When Love in Every Word struck gold earlier in 2025—10 million + YouTube views in under a week, praise for its simple charm and cultural feel—it presented itself as a complete, self-contained romance. So when Love in Every Word 2: The Wedding rolled out mere months later, the question fans immediately asked was: Did we really need this? Critics answering “no” aren’t making new complaints; they’re just noticing the sequel repeating the same trick without the thrill.


The returns were undeniable. The sequel shattered records—1 million views in six hours, over 6 million in 24 hours, and over 10 million by Day 4. But numbers alone don’t equal narrative justification. Part 2 follows Chioma (BamBam) and Odogwu (Uzor Arukwe) into a wedding-and-family drama: brand placements galore, a “bastard” family revelation that turns out to be a dream, and weddings so lavish they eclipse emotional stakes.


Here’s the gist: The first film succeeded because it was focused—two people, genuine emotions, cultural flavour. The sequel expands the canvas—but loses the focus. Plot holes yawn open, character arcs parallel each other, and the story grips momentarily rather than sustaining. It’s like upgrading to a widescreen, but forgetting to adjust the script.

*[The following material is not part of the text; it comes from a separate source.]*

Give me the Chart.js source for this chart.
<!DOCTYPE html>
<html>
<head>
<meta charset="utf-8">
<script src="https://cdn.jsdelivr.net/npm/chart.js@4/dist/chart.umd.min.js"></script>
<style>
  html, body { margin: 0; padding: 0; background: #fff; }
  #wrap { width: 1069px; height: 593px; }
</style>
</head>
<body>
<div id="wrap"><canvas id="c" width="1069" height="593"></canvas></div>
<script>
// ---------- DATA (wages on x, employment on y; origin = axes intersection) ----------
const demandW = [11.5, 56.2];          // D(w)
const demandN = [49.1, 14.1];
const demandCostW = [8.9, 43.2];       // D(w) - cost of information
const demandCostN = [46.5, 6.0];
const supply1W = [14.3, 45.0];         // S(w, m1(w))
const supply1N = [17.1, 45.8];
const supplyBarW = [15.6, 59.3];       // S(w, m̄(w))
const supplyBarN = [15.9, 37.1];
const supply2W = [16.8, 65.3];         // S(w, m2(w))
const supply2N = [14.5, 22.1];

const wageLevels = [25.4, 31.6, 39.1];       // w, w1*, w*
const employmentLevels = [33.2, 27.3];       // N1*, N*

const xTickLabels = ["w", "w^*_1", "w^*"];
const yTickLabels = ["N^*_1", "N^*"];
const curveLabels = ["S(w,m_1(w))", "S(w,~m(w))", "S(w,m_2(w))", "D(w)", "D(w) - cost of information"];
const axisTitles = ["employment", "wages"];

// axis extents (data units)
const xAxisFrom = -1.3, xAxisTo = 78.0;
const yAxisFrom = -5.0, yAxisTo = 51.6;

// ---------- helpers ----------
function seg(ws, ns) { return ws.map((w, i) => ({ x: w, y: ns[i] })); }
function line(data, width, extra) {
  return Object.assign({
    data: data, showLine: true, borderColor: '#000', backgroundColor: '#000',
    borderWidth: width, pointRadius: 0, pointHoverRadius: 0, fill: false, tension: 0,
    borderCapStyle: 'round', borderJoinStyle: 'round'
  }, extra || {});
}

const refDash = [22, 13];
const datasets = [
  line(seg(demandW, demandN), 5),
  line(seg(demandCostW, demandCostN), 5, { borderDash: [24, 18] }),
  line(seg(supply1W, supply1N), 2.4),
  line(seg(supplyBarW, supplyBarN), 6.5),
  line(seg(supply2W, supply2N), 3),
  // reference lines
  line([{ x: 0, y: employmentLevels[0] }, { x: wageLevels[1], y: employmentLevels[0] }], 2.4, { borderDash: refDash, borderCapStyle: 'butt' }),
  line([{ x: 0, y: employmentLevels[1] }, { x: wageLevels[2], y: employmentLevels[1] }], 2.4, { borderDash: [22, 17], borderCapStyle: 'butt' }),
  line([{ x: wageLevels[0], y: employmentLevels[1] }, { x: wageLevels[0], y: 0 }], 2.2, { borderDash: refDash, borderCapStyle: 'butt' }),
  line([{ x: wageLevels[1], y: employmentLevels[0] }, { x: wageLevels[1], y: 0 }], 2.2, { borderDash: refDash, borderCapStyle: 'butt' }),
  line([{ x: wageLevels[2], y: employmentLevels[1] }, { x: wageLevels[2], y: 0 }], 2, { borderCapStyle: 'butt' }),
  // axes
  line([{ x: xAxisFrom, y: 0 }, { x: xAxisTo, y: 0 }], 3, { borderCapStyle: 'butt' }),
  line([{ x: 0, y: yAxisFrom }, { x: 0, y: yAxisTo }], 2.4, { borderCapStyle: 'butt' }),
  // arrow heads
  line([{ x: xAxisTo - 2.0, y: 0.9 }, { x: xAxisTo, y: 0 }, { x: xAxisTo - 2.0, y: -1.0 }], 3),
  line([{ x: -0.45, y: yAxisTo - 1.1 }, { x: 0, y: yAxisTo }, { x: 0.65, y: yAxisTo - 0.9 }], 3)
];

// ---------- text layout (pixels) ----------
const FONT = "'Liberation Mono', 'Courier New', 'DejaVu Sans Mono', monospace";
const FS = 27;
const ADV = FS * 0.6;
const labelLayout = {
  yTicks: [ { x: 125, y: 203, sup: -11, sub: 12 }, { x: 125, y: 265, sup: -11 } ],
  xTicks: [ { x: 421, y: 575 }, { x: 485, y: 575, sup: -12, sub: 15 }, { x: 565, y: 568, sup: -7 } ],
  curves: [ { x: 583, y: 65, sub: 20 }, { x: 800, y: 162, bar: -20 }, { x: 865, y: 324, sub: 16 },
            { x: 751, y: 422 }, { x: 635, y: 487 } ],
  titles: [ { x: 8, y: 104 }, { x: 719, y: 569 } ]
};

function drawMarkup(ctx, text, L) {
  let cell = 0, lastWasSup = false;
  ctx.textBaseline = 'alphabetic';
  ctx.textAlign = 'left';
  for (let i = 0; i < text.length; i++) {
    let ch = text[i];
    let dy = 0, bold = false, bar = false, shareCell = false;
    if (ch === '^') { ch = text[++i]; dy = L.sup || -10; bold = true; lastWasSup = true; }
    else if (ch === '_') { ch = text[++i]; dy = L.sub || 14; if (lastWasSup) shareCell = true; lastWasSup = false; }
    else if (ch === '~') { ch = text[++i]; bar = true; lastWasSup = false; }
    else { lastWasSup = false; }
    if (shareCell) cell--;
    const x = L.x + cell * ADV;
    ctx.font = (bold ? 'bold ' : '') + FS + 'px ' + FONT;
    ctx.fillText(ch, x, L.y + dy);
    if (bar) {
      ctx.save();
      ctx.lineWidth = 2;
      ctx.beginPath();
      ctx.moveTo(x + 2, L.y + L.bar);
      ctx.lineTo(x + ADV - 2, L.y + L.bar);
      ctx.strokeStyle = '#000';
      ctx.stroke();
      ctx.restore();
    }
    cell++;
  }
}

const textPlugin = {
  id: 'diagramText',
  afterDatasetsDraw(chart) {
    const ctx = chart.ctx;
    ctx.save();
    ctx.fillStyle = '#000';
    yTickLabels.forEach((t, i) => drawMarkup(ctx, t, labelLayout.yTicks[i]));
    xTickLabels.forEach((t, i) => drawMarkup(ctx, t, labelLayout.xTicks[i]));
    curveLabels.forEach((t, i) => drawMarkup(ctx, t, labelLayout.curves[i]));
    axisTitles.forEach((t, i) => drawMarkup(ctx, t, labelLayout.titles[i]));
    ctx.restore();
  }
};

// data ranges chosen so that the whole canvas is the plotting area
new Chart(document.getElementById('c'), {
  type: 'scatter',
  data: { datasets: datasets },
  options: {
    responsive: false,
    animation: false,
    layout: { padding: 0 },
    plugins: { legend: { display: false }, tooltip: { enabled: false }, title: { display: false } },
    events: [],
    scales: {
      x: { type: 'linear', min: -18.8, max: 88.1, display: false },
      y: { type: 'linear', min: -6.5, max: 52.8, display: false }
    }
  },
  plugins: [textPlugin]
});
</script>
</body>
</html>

What works? Arukwe still brings charm. BamBam grows into a stronger version of Chioma. The visuals and production value raise the bar. But even then, the question remains: who benefits most? Sure, the brands get exposure, the views spike, and Oboli’s business acumen is undeniable. But does the story pull its weight?


In the end, yes: it entertains. But only just enough. And yes—those YouTube views = wins. So if the aim was revenue, they nailed it. If it was storytelling… we can’t pretend we aren’t wondering.